» **Given exercise**: Exactly repeat the lines starting at the one that holds "Write a LaTeX" and ending at the one that holds "(0,0) rectangle (783,732);". Both end lines count; leave out everything else.

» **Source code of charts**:
** start **

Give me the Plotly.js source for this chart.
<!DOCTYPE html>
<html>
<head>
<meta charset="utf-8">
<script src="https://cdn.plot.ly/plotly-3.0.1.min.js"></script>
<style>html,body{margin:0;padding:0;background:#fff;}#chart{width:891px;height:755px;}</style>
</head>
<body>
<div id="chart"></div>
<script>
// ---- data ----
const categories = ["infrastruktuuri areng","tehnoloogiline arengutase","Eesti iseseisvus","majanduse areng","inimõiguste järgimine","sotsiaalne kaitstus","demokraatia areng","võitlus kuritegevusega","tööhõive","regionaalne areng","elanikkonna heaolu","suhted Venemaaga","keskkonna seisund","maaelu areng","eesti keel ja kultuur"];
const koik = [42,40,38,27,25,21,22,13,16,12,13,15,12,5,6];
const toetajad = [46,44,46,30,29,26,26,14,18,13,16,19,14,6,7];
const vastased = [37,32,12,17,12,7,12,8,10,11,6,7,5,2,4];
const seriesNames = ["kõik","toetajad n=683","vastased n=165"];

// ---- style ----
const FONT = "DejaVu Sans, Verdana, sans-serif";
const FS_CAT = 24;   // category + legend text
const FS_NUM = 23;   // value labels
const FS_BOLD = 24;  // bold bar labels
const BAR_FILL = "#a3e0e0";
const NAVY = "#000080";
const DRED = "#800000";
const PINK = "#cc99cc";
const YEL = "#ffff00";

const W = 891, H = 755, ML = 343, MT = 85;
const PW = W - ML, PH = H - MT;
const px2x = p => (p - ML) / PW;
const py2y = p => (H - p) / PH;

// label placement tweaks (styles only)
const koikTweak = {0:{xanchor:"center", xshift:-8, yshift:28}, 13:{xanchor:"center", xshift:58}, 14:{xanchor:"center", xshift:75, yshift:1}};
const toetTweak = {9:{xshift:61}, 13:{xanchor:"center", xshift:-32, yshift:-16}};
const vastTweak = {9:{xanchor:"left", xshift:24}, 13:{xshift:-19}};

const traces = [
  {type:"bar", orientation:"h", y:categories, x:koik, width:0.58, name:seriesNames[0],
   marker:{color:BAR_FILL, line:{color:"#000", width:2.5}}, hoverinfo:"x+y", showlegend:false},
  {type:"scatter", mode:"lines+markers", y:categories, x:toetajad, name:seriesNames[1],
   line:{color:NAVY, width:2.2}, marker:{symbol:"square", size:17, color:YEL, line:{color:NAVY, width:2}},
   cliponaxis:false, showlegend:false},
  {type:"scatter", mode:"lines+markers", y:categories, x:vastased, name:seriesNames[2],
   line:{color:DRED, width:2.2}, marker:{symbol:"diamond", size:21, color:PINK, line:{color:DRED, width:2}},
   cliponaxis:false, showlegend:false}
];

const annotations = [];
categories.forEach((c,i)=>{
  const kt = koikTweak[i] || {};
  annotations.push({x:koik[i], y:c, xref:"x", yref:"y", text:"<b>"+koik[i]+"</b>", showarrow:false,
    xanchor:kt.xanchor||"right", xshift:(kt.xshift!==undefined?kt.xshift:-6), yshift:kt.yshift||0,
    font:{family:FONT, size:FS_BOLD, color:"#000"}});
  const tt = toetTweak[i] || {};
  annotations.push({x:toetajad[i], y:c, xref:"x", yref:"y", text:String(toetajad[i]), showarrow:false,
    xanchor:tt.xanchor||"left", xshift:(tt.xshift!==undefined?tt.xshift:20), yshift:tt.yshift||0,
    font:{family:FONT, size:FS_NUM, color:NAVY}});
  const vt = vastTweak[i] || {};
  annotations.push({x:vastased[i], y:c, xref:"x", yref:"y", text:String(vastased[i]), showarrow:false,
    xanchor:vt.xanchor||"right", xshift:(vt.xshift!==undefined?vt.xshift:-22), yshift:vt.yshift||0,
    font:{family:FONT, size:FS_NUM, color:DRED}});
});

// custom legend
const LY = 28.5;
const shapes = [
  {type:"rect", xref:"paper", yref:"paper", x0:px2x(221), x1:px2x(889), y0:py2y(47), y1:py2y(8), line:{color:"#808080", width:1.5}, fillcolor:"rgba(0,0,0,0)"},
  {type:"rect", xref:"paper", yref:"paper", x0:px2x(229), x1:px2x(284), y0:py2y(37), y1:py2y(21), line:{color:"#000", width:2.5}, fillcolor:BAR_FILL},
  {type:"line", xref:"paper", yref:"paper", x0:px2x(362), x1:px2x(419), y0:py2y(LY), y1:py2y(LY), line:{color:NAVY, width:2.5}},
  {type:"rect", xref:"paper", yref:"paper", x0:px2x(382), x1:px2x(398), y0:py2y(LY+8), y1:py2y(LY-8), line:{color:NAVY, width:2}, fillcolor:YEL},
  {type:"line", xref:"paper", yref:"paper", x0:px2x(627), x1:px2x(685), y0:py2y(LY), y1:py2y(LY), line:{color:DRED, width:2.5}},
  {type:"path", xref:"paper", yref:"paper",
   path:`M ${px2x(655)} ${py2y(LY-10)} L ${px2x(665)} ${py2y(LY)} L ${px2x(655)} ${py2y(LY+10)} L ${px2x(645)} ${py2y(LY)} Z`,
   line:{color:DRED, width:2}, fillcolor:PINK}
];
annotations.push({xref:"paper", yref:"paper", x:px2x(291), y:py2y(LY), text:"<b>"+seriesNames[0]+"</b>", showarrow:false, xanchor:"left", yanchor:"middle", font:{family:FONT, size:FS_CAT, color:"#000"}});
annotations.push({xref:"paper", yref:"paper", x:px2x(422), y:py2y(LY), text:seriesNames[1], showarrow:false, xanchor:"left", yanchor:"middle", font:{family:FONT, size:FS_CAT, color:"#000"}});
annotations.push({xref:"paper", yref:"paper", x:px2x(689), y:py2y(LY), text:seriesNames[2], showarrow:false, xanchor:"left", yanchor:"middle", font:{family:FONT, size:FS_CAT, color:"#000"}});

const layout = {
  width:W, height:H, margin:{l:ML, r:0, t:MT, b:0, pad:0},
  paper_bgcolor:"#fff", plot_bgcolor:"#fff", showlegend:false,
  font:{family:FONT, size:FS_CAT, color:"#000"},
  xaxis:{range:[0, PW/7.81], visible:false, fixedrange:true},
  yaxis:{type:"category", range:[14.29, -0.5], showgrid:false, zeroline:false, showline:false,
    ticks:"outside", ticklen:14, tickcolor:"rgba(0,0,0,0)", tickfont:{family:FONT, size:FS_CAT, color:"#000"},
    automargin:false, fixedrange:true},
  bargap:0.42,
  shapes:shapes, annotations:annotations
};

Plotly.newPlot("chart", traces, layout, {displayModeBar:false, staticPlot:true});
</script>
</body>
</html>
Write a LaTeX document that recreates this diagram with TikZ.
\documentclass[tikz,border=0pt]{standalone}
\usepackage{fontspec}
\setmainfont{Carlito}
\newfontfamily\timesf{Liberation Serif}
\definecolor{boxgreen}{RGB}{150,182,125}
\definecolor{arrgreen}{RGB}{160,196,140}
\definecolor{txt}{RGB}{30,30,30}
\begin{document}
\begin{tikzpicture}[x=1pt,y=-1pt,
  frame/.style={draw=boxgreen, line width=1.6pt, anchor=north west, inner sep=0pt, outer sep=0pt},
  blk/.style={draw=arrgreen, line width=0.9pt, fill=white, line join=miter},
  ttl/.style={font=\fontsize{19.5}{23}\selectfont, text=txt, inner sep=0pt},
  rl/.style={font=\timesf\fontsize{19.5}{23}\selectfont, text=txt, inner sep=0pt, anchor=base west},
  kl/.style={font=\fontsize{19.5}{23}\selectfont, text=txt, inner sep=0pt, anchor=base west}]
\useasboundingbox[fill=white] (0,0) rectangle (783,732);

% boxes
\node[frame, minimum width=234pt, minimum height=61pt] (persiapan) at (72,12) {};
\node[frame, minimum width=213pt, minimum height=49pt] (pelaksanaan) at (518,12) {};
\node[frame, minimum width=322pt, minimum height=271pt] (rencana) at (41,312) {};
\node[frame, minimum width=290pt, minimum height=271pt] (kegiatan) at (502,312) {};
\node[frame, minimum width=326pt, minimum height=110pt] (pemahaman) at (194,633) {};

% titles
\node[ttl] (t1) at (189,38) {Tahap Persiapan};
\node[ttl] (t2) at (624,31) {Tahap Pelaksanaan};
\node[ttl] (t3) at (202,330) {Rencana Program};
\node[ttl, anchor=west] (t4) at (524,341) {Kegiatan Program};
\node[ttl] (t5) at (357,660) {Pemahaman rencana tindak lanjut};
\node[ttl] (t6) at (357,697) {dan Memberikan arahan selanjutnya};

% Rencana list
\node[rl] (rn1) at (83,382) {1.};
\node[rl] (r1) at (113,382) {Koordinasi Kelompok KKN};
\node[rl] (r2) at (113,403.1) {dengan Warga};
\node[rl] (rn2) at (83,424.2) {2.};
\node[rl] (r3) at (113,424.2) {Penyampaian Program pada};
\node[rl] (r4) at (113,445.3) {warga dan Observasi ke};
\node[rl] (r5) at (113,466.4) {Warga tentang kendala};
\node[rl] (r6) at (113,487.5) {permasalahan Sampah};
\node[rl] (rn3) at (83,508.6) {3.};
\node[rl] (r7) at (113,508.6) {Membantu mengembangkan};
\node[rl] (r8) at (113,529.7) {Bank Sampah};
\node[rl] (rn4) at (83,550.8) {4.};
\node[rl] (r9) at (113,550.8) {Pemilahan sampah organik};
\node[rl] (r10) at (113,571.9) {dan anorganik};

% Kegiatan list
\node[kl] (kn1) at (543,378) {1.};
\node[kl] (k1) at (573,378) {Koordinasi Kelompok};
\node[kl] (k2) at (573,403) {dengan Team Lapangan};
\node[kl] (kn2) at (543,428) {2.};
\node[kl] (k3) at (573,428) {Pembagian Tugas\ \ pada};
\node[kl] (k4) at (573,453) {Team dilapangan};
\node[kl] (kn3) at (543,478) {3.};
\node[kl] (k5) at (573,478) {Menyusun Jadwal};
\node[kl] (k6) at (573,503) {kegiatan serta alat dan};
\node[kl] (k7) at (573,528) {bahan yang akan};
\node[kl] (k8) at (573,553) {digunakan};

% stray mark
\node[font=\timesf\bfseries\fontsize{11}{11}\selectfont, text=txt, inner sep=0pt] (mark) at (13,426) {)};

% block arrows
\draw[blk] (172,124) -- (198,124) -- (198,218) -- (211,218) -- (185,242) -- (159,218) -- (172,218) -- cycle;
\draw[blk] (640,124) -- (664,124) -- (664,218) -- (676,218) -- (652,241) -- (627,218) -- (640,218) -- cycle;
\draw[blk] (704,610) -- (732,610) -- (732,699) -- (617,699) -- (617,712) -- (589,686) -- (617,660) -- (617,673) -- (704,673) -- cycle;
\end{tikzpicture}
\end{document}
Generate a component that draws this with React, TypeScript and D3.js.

** end **

» **Output of the task**:
Write a LaTeX document that recreates this diagram with TikZ.
\documentclass[tikz,border=0pt]{standalone}
\usepackage{fontspec}
\setmainfont{Carlito}
\newfontfamily\timesf{Liberation Serif}
\definecolor{boxgreen}{RGB}{150,182,125}
\definecolor{arrgreen}{RGB}{160,196,140}
\definecolor{txt}{RGB}{30,30,30}
\begin{document}
\begin{tikzpicture}[x=1pt,y=-1pt,
  frame/.style={draw=boxgreen, line width=1.6pt, anchor=north west, inner sep=0pt, outer sep=0pt},
  blk/.style={draw=arrgreen, line width=0.9pt, fill=white, line join=miter},
  ttl/.style={font=\fontsize{19.5}{23}\selectfont, text=txt, inner sep=0pt},
  rl/.style={font=\timesf\fontsize{19.5}{23}\selectfont, text=txt, inner sep=0pt, anchor=base west},
  kl/.style={font=\fontsize{19.5}{23}\selectfont, text=txt, inner sep=0pt, anchor=base west}]
\useasboundingbox[fill=white] (0,0) rectangle (783,732);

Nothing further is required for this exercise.